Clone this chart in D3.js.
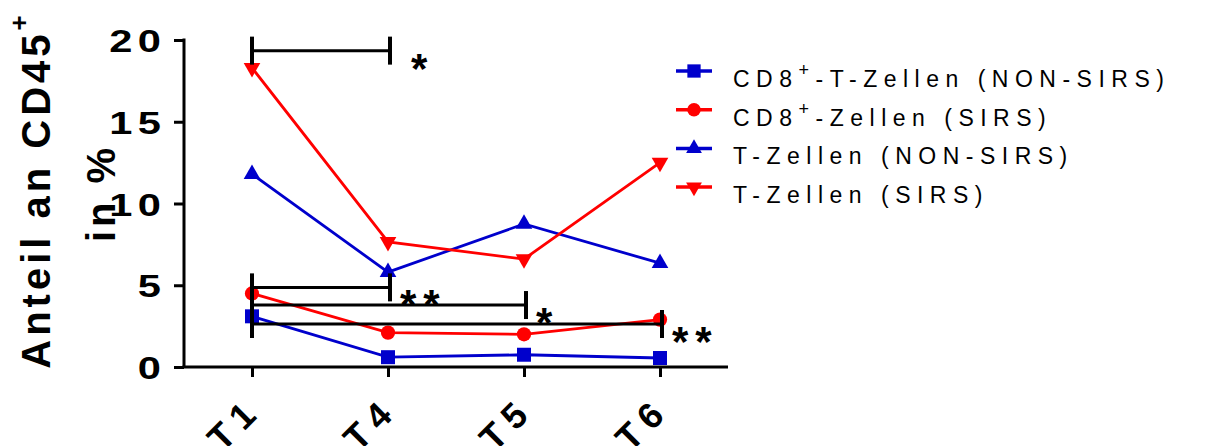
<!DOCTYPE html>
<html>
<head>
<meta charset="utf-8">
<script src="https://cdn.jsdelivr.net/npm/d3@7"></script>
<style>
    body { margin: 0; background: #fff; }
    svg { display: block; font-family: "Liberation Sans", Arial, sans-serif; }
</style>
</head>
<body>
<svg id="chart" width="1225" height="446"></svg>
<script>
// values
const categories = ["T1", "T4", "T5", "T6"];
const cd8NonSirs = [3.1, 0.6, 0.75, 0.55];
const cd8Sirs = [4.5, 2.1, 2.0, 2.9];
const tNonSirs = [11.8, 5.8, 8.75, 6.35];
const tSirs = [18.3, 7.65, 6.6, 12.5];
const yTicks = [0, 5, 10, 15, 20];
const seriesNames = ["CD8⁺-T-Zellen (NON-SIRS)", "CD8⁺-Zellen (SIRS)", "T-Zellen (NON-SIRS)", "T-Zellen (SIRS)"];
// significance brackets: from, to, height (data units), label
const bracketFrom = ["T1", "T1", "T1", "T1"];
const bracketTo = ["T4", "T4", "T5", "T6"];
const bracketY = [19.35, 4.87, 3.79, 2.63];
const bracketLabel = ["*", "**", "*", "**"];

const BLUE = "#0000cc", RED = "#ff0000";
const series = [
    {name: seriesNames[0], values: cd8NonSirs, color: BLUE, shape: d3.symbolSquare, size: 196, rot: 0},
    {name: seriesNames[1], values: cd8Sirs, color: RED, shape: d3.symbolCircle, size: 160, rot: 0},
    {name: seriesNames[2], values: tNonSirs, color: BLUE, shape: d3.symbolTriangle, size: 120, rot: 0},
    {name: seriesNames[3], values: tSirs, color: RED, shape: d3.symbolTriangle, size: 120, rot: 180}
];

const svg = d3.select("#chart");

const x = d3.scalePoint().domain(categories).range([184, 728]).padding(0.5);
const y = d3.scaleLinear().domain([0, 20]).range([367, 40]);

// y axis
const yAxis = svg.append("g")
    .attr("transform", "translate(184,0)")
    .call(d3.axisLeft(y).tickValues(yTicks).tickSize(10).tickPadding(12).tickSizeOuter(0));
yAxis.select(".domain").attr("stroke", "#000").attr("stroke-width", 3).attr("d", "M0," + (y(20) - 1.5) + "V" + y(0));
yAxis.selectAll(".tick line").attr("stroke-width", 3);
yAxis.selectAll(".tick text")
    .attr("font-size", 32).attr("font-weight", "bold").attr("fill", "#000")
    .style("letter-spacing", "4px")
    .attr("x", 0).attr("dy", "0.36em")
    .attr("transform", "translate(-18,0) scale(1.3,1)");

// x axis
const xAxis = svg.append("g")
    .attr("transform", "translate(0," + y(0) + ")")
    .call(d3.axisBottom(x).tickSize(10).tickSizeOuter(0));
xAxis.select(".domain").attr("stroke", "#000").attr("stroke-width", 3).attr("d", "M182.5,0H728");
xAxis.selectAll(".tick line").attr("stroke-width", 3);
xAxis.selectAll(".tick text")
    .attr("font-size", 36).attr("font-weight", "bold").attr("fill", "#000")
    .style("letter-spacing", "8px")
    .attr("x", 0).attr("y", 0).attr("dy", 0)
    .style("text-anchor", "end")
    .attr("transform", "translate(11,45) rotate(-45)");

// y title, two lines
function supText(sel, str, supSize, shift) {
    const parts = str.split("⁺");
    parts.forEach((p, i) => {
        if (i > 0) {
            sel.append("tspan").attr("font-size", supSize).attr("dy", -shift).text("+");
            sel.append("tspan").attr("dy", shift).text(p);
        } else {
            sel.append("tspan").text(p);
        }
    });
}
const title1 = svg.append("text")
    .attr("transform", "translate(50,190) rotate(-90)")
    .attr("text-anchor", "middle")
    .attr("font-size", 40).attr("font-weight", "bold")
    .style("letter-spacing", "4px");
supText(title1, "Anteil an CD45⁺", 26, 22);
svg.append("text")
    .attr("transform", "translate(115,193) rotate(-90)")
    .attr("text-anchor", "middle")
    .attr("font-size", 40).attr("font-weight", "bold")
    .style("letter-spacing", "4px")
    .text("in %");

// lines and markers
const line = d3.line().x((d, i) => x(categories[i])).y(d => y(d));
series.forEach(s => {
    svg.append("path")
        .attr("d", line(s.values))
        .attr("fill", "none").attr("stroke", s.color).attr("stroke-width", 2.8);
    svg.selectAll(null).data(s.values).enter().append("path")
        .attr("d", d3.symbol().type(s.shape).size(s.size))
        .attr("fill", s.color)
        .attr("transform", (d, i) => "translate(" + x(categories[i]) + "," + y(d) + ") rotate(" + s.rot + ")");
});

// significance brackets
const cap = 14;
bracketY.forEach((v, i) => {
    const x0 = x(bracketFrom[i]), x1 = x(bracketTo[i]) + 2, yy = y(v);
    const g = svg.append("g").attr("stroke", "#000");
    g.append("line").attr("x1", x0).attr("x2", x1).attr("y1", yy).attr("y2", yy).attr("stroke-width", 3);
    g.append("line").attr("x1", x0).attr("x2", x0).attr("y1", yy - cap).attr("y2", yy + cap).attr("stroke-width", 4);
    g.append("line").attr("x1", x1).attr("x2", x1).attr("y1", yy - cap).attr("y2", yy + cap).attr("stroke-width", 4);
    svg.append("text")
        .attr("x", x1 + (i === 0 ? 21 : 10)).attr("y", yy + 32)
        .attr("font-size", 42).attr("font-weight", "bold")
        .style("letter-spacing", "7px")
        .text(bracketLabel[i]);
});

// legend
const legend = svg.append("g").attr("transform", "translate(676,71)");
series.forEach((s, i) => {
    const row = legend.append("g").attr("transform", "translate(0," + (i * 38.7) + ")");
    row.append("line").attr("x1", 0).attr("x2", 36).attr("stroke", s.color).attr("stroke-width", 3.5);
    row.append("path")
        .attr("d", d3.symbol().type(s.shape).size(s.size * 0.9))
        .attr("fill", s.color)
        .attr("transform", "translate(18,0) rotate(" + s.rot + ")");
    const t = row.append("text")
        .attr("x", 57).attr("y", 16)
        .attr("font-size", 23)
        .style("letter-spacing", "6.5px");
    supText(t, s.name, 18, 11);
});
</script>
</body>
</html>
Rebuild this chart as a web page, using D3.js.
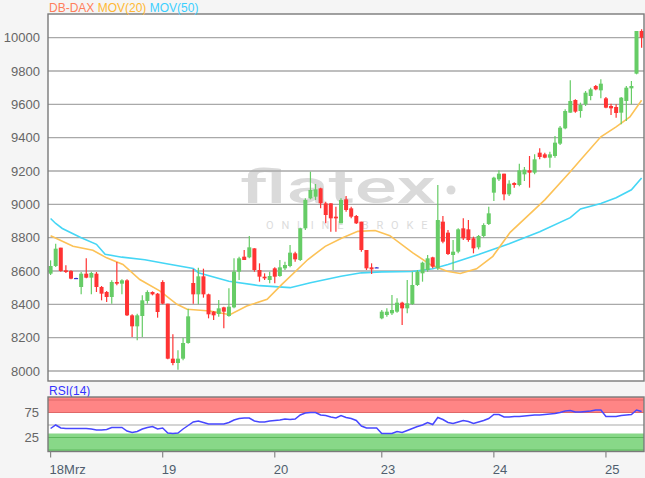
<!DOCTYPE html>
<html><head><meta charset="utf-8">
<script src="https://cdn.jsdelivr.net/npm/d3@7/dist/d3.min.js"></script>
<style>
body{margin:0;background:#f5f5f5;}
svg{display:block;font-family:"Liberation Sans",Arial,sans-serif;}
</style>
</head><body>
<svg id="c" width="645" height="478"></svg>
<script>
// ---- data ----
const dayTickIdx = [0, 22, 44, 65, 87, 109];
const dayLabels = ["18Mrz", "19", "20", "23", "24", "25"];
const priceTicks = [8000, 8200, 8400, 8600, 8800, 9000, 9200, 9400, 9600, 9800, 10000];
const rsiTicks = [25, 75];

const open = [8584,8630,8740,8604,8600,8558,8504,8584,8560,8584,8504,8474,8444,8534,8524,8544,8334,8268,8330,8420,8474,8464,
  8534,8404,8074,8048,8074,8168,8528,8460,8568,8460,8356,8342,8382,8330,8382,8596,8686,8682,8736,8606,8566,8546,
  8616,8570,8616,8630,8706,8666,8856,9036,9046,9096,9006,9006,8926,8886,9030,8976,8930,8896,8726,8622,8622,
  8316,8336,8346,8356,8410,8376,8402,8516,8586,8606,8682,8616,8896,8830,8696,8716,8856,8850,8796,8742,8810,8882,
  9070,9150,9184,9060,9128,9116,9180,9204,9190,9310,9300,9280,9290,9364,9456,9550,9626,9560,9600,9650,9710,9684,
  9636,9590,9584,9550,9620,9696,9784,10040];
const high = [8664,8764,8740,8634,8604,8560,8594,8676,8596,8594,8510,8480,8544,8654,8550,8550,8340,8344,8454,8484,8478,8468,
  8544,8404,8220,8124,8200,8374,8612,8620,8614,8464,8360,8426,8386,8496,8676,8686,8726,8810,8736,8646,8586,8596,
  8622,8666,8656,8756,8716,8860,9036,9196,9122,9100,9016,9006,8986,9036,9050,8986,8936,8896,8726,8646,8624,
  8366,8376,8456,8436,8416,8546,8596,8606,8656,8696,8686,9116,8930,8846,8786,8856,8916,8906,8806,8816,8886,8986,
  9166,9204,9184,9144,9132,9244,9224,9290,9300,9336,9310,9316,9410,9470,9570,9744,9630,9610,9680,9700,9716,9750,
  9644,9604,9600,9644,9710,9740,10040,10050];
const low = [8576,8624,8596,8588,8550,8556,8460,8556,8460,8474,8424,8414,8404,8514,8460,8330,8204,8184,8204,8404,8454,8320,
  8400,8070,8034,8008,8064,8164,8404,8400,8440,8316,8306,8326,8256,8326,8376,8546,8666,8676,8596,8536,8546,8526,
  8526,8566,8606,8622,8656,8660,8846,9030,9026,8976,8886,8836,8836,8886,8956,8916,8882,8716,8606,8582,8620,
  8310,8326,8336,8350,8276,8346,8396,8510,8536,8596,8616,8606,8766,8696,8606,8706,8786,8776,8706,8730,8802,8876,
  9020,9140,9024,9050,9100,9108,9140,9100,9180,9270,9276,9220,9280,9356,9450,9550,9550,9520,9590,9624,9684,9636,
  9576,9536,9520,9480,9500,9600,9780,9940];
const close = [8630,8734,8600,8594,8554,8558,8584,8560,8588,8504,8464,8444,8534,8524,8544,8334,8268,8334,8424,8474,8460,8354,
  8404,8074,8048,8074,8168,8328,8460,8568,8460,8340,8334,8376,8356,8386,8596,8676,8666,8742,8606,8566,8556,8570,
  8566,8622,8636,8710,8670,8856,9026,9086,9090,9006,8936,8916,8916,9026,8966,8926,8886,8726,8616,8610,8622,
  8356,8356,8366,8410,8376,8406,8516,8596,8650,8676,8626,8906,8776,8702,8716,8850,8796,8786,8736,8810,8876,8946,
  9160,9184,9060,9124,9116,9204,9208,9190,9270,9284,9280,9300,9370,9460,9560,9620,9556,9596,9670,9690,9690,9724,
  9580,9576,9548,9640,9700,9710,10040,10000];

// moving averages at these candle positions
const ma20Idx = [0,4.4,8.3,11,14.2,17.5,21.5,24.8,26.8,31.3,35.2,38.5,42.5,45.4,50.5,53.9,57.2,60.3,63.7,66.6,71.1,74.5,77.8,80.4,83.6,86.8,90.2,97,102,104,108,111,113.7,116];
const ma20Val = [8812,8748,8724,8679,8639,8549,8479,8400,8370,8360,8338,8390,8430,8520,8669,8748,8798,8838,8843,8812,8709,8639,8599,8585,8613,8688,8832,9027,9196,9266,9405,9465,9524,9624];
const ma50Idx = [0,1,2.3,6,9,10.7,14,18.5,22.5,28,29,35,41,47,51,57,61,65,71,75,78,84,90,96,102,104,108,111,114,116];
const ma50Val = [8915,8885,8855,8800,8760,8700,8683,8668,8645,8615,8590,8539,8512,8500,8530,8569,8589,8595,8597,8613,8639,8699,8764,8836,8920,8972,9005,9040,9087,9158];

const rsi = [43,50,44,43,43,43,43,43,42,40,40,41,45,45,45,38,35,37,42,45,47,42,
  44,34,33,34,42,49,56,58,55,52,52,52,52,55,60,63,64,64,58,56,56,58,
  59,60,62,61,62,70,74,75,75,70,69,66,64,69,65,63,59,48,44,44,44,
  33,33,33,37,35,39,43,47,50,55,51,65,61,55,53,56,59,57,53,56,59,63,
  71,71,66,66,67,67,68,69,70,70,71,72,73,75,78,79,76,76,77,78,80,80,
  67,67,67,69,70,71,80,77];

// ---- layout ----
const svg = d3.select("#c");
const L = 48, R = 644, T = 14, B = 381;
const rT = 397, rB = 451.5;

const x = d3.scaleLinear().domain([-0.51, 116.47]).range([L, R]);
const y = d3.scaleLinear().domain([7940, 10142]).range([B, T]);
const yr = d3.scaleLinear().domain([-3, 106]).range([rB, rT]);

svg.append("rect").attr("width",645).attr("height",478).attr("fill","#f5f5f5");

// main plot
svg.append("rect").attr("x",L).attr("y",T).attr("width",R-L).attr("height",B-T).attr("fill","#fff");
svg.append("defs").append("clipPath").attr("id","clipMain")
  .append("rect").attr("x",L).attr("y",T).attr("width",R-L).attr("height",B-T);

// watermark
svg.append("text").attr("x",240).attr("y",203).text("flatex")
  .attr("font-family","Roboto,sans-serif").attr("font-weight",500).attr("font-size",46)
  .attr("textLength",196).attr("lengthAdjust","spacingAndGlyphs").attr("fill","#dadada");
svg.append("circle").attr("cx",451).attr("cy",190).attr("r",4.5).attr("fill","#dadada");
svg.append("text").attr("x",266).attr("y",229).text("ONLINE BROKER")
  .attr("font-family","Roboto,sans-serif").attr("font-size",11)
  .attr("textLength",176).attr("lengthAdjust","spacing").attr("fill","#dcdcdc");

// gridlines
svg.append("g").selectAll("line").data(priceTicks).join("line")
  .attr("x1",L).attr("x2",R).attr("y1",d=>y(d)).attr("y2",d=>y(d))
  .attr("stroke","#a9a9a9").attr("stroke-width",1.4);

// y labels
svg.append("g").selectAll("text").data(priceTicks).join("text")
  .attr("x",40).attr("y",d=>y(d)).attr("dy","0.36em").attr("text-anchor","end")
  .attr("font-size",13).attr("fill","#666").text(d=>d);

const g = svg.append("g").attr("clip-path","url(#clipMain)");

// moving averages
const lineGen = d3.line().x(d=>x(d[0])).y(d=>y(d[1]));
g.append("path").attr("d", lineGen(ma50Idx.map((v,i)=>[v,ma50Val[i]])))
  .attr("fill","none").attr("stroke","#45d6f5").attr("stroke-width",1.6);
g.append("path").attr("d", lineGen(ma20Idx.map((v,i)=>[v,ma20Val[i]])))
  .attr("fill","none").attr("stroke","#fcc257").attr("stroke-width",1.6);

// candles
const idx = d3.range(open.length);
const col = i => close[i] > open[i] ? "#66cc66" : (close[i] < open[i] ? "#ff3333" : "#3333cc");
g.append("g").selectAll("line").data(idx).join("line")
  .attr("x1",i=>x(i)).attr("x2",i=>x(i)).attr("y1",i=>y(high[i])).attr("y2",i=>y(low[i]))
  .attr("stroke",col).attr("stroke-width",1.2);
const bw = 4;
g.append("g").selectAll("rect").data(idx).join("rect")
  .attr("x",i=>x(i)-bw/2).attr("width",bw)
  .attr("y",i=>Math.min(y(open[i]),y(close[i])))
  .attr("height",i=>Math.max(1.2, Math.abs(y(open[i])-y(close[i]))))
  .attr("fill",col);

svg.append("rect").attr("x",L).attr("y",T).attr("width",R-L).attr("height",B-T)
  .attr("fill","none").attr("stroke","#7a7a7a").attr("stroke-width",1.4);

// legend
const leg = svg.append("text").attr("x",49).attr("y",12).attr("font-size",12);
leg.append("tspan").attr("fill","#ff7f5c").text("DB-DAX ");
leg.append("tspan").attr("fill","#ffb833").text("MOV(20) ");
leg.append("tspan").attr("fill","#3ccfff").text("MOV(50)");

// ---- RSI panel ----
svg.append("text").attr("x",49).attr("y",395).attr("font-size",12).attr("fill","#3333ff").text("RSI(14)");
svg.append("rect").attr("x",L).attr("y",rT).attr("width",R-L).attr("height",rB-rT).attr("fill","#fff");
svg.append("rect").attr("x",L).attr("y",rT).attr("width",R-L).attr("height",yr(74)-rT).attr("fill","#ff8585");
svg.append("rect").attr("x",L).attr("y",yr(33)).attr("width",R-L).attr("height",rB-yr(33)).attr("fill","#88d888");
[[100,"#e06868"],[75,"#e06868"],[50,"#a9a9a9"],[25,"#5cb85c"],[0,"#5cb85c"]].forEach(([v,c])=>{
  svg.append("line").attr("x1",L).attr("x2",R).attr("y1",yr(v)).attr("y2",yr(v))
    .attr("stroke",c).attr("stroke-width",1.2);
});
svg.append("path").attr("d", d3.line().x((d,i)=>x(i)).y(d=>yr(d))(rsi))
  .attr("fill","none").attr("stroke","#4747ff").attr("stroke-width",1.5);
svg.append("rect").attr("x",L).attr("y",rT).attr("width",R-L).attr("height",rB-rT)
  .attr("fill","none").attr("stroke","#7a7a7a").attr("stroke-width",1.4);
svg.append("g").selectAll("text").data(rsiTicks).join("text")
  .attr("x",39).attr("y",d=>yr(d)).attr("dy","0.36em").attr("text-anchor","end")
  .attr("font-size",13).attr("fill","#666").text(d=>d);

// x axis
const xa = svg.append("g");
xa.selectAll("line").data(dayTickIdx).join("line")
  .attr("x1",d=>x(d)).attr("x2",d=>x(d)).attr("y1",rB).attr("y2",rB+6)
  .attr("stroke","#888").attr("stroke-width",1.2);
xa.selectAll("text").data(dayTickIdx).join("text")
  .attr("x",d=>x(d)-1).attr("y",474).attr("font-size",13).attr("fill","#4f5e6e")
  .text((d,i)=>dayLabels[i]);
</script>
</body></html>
══════════════════════════════
### Instruction
Pictures are not part of the copy. Reproduce the lines from the one containing "Rebuild this chart" through the one containing "const rsiTicks = [25, 75];", exactly and nothing more.

### Output below
Rebuild this chart as a web page, using D3.js.
<!DOCTYPE html>
<html><head><meta charset="utf-8">
<script src="https://cdn.jsdelivr.net/npm/d3@7/dist/d3.min.js"></script>
<style>
body{margin:0;background:#f5f5f5;}
svg{display:block;font-family:"Liberation Sans",Arial,sans-serif;}
</style>
</head><body>
<svg id="c" width="645" height="478"></svg>
<script>
// ---- data ----
const dayTickIdx = [0, 22, 44, 65, 87, 109];
const dayLabels = ["18Mrz", "19", "20", "23", "24", "25"];
const priceTicks = [8000, 8200, 8400, 8600, 8800, 9000, 9200, 9400, 9600, 9800, 10000];
const rsiTicks = [25, 75];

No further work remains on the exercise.